Below are entries. Reproduce exactly the lines between the line holding "Give me the Chart.js source for this chart." and the line holding "const DARK = '#303030', GREY", inclusive, and only those.
━━━ Record list
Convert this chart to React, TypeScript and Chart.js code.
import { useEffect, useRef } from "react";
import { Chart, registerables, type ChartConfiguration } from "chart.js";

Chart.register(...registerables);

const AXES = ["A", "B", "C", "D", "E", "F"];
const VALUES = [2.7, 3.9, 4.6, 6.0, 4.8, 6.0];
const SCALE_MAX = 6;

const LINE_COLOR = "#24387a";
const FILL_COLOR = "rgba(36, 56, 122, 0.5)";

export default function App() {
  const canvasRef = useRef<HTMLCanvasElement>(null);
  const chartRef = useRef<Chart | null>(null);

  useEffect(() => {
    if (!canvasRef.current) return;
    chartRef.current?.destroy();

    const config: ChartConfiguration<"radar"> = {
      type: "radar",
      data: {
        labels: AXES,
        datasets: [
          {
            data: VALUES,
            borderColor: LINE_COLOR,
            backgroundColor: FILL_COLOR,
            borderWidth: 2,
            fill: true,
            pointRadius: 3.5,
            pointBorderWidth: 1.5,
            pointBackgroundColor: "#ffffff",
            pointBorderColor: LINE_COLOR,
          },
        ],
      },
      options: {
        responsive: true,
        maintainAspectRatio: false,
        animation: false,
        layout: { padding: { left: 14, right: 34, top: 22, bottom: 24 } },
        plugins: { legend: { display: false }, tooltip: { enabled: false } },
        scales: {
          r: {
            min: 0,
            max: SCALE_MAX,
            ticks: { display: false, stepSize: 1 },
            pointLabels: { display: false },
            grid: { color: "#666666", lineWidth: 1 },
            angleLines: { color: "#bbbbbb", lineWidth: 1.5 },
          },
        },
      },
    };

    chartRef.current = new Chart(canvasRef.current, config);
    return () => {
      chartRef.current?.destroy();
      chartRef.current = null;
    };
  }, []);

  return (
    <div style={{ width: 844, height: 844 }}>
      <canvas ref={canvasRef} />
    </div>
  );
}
━━━━━━
━━━ Record list
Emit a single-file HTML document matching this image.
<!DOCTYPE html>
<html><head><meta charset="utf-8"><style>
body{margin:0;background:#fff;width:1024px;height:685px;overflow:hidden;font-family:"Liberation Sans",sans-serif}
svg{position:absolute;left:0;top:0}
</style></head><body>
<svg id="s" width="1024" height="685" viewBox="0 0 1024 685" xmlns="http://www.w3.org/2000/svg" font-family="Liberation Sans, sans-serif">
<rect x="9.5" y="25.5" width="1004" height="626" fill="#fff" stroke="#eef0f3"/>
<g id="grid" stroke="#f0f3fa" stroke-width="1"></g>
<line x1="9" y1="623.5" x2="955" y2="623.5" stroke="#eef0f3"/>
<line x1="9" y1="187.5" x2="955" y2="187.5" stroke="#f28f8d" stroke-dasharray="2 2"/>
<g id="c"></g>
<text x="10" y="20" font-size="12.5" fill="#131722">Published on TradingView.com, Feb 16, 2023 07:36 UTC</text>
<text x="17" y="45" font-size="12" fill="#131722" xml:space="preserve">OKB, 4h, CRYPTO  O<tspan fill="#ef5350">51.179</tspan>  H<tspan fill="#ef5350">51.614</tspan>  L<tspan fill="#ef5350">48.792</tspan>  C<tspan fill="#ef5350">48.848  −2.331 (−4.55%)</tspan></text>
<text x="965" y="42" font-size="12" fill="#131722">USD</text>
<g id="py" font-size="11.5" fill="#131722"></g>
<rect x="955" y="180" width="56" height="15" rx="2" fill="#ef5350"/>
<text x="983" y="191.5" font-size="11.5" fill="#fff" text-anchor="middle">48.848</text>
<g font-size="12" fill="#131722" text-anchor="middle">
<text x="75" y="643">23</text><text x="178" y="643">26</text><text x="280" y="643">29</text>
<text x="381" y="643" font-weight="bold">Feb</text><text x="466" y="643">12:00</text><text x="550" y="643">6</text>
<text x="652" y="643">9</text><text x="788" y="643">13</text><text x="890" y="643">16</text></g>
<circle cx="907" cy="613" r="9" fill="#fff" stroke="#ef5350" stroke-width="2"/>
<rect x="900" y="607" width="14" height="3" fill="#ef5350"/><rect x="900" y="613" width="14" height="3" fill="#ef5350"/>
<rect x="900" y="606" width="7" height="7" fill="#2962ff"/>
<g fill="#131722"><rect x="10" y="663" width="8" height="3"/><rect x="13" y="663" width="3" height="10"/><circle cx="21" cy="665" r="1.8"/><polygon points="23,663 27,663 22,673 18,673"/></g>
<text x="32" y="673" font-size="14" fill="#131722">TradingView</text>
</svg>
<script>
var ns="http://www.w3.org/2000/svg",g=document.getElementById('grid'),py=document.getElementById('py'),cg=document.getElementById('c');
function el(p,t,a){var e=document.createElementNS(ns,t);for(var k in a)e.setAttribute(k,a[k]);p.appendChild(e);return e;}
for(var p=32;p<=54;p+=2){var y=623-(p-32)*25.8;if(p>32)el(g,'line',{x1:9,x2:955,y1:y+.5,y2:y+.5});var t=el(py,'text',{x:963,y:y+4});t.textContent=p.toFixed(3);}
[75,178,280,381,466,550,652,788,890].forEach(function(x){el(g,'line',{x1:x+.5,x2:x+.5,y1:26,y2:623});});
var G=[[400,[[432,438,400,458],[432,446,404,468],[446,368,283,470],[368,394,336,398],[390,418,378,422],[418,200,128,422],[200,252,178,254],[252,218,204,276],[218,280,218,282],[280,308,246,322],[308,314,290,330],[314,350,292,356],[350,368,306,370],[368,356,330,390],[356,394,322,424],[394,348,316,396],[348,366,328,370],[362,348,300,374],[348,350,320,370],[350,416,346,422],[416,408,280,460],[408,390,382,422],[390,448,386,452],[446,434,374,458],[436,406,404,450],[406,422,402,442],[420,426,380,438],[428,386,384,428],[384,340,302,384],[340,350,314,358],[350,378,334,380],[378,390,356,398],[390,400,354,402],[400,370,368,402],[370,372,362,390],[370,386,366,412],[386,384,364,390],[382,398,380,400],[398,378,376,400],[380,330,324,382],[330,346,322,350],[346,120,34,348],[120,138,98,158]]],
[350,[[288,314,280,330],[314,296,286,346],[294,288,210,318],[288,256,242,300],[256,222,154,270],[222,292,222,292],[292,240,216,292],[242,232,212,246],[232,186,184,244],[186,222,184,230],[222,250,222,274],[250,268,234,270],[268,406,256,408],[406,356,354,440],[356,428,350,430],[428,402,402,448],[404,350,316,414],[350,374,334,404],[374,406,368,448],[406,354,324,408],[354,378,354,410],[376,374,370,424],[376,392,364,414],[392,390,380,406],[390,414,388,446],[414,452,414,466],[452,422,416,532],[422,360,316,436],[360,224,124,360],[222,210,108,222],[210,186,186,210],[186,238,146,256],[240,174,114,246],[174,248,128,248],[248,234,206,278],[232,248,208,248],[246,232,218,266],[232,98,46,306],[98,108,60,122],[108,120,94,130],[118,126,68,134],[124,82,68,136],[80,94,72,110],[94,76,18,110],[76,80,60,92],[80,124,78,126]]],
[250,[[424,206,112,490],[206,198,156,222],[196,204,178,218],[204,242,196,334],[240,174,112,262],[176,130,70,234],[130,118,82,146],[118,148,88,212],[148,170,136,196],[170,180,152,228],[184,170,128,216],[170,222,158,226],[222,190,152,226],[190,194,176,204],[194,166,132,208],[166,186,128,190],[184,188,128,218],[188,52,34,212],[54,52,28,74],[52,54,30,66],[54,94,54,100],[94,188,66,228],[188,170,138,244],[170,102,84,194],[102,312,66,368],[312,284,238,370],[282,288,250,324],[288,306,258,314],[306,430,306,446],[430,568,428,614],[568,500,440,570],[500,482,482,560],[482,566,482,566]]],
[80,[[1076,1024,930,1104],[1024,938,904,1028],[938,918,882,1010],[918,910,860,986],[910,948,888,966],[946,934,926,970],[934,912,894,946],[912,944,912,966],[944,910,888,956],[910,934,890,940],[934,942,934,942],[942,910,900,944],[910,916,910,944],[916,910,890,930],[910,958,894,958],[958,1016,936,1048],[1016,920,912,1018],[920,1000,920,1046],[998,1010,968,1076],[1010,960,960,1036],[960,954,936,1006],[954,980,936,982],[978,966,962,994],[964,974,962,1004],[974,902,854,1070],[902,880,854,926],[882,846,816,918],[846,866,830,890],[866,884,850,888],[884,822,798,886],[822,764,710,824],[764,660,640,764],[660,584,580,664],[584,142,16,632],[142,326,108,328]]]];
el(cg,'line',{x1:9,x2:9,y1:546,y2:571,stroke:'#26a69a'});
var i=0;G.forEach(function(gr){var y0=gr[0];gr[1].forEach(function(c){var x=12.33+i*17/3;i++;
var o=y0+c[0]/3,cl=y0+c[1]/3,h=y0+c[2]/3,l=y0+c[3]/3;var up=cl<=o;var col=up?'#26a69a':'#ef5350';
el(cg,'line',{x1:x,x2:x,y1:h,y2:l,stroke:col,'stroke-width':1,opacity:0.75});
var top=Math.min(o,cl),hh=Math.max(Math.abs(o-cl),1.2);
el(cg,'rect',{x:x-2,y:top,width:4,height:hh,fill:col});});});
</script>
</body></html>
━━━━━━
━━━ Record list
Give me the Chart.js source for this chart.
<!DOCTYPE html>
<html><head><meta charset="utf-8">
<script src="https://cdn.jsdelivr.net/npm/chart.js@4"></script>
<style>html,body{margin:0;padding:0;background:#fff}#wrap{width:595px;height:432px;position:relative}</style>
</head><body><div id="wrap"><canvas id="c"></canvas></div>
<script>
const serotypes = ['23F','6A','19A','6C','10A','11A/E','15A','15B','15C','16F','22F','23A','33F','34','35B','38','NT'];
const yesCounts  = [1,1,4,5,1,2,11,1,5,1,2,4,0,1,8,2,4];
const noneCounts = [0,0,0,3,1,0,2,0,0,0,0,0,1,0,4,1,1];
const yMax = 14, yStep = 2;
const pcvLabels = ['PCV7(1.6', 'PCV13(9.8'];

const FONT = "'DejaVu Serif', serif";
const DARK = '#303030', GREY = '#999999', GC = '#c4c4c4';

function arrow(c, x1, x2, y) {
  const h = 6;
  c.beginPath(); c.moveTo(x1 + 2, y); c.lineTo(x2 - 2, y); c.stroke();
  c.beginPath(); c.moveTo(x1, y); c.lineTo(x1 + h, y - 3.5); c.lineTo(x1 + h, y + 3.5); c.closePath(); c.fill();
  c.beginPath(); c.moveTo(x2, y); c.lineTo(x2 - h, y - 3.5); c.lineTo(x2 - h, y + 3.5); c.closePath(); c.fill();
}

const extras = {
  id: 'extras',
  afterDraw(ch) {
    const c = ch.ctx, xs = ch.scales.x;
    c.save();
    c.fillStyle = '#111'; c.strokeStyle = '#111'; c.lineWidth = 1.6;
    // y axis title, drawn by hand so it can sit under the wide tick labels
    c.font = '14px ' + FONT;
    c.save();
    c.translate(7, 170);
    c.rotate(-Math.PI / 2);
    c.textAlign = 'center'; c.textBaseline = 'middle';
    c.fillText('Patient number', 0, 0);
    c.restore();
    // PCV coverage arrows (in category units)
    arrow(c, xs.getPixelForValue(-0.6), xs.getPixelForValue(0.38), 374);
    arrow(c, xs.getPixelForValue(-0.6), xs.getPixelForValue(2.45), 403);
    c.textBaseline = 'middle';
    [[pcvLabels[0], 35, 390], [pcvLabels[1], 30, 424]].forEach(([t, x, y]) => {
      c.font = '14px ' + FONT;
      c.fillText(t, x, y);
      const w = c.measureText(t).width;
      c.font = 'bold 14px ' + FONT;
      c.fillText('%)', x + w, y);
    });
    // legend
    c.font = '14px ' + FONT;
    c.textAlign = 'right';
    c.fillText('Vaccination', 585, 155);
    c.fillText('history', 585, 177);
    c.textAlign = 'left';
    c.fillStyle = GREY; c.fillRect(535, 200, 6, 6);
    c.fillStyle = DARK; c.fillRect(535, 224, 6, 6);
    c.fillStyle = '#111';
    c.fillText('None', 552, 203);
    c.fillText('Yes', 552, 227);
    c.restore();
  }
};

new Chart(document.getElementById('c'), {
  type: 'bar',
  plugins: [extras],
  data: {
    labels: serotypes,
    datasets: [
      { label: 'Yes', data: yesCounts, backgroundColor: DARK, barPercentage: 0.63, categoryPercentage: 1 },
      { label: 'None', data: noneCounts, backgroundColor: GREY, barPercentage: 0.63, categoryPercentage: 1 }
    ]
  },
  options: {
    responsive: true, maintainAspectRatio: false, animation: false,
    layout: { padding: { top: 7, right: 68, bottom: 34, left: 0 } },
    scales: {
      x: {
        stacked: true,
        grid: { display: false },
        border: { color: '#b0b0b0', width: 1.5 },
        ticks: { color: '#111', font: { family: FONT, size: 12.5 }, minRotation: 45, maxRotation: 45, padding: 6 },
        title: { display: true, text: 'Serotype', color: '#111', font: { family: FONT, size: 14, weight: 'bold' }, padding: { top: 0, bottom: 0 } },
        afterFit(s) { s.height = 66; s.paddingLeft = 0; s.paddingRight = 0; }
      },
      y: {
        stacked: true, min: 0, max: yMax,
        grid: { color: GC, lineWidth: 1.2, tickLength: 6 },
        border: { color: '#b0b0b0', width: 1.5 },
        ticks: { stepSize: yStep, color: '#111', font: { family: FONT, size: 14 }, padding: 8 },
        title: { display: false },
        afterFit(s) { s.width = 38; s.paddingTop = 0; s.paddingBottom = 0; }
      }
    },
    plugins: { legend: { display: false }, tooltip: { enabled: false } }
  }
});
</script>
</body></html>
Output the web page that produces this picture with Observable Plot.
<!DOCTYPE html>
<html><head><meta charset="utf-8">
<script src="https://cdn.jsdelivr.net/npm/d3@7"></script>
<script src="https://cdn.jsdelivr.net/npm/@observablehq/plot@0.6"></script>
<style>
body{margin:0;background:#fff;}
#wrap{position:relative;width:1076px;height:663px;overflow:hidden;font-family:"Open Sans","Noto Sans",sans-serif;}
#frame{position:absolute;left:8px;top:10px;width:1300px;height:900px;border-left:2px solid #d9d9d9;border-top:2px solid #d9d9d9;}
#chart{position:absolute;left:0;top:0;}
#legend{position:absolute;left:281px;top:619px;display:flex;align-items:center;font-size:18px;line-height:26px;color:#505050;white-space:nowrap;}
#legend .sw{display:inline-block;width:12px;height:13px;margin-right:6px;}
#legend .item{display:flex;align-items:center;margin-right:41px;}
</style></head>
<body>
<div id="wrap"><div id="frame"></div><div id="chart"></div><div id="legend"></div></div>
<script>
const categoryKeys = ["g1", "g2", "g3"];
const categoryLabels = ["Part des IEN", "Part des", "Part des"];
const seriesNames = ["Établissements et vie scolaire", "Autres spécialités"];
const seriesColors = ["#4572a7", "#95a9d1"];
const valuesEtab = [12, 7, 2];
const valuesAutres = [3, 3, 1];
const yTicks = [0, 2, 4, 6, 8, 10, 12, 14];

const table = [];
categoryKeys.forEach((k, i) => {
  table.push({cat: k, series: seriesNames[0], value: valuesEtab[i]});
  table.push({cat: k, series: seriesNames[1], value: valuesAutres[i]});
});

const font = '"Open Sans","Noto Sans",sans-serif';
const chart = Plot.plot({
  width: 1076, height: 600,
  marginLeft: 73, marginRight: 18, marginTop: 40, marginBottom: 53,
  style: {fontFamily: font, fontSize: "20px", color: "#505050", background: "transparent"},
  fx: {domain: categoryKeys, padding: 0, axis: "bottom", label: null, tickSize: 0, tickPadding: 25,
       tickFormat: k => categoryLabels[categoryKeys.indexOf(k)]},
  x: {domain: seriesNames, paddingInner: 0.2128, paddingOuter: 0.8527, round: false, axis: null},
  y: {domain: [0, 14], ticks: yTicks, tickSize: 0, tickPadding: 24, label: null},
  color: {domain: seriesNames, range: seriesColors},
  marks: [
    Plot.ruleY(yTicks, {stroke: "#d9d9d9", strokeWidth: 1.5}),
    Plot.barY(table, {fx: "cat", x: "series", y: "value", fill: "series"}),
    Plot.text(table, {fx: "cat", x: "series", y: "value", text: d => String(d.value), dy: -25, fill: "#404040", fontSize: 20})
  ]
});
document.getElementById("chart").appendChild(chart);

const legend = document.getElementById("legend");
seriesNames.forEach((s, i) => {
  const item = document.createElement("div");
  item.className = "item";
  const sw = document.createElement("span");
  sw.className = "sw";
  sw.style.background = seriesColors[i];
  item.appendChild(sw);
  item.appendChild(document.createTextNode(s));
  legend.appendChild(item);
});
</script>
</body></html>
━━━━━━
Result of this task:
Give me the Chart.js source for this chart.
<!DOCTYPE html>
<html><head><meta charset="utf-8">
<script src="https://cdn.jsdelivr.net/npm/chart.js@4"></script>
<style>html,body{margin:0;padding:0;background:#fff}#wrap{width:595px;height:432px;position:relative}</style>
</head><body><div id="wrap"><canvas id="c"></canvas></div>
<script>
const serotypes = ['23F','6A','19A','6C','10A','11A/E','15A','15B','15C','16F','22F','23A','33F','34','35B','38','NT'];
const yesCounts  = [1,1,4,5,1,2,11,1,5,1,2,4,0,1,8,2,4];
const noneCounts = [0,0,0,3,1,0,2,0,0,0,0,0,1,0,4,1,1];
const yMax = 14, yStep = 2;
const pcvLabels = ['PCV7(1.6', 'PCV13(9.8'];

const FONT = "'DejaVu Serif', serif";
const DARK = '#303030', GREY = '#999999', GC = '#c4c4c4';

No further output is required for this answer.